HPG

Kurdistan Halk Savunma Güçleri

dersim katliami_1938Dersim Kürdistan tarihinde özgün bir yeri olan bir alandır. Denile bilir ki Dersim topraklarına uzun yıllar tek bir düşman askeri ayak basmamıştır. Dersim Alevi bir bölge olarak aşiretler tarafından idare ediliyordu. Dini bağlardan dolayı birbirinden elbette kopuk değillerdi. Dersim’e uzun yıllardan sonra ilk kez 1938 yılında yabancı askerler ayak basacaklardı.

Kürdistan’ın birçok yeri susturulunca sıra Dersim’e gelecekti. Önceleri Dersimle özel ilişki kurup Kürt isyanlarında tarafsız kalmasını isteyen Kemalist rejim adım adım Dersim’e dönük saldırı hazırlığı başlatacaktı. Önce “Tunceli Kanunu” nu 25 Aralık 1935’te çıkaracaklardır. Dersim ismi değiştirilecektir. Kendilerince “gümüş kapısını” bir tunç eliyle fethedeceklerdir. Bunun için Dersim’in ismini Tunceli yapacaklardır. Kürdistan’da isyan ardından birçok yere Genel Müfettişlikler kurulur. Dersim birkaç il’le birlikte birinci genel Müffetişlik içerisinde yerini alacaktır. Ancak gelecekte saldırılarını daha sağlam merkezileştirmek için dördüncü Genel Valilik kurulacaktır. Başına ise Abdullah Alpdoğan getirilecektir. Hem Dersim’in valisi hem de askeri kumandanıdır.

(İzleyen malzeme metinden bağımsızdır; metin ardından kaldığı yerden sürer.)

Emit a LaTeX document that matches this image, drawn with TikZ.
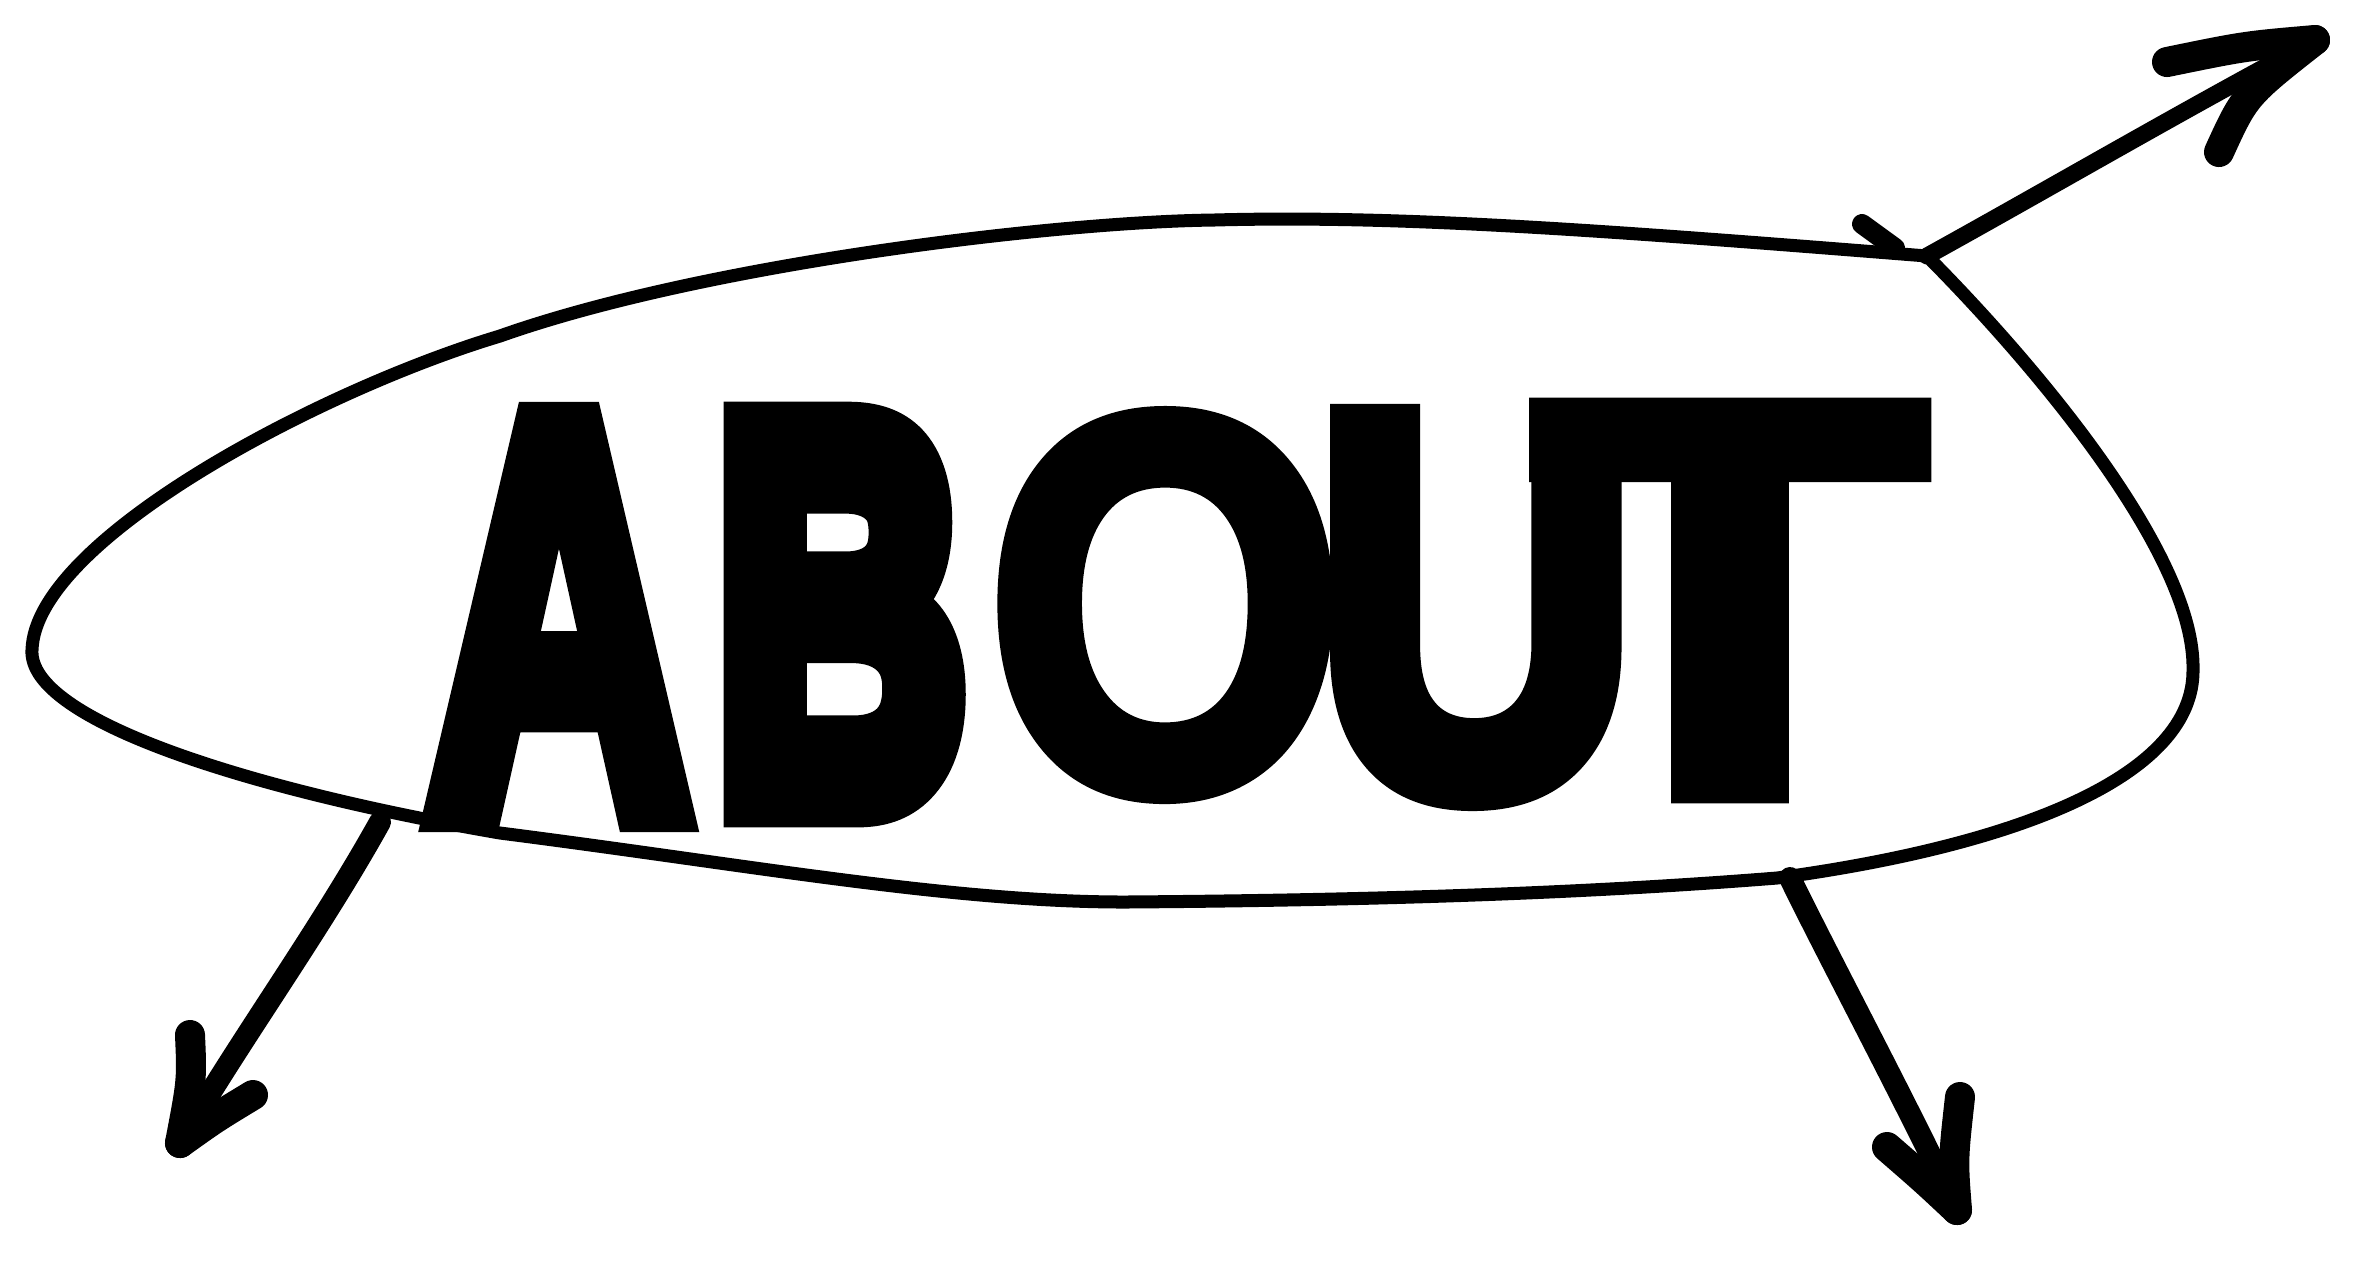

Dersime özgü kararname salt Dersim merkezini kapsamamaktadır. Bu kararname Dersim’e komşu Alevi yerleşim merkezlerini de içine almaktadır. Yukarıda dile geldiği gibi Dersim’in silahlarını iade etmesi istenir. Silahsızlandırma için kanun çıkarılır. Dersim silahları vermeyince, Dersim kuşatılır ve “Yasak Bölge” ilan edilir. Abluka ve yasak bölge ilan etmekle birlikte Dersim’in etrafına askeri kışlalar kurulur. Karakollar kurulur. Mameki yani Manikan köyü-eskiden Mazgirt’e bağlı bir köy-Tunceli’nin yönetim merkezi olarak kullanılacaktır.

Düşman Dersim’i çaktırmadan kuşatırken Dersim liderlerinden Seyit Rıza Kemalist rejime bu durumun kaldırılması için mektup yazacaktır. Askeri yapıların yapılmaması ve savaş için yapılan tüm ulaşım çalışmalarının da durdurulmasını ister. Ayrıca Kemalist rejimin silahları toplama kararının da geri alınması ister. Lakin devlet Dersim’i “gözündeki çıban” olarak görmektedir ve çıkarmakta karar kılmıştır. Bunun için Seyit Rıza’nın dediklerine kulak asmayarak çalışmalarını sürdürecektir. Durumun giderek kritikleşmesi üzerine Dersimliler direniş başlatırlar.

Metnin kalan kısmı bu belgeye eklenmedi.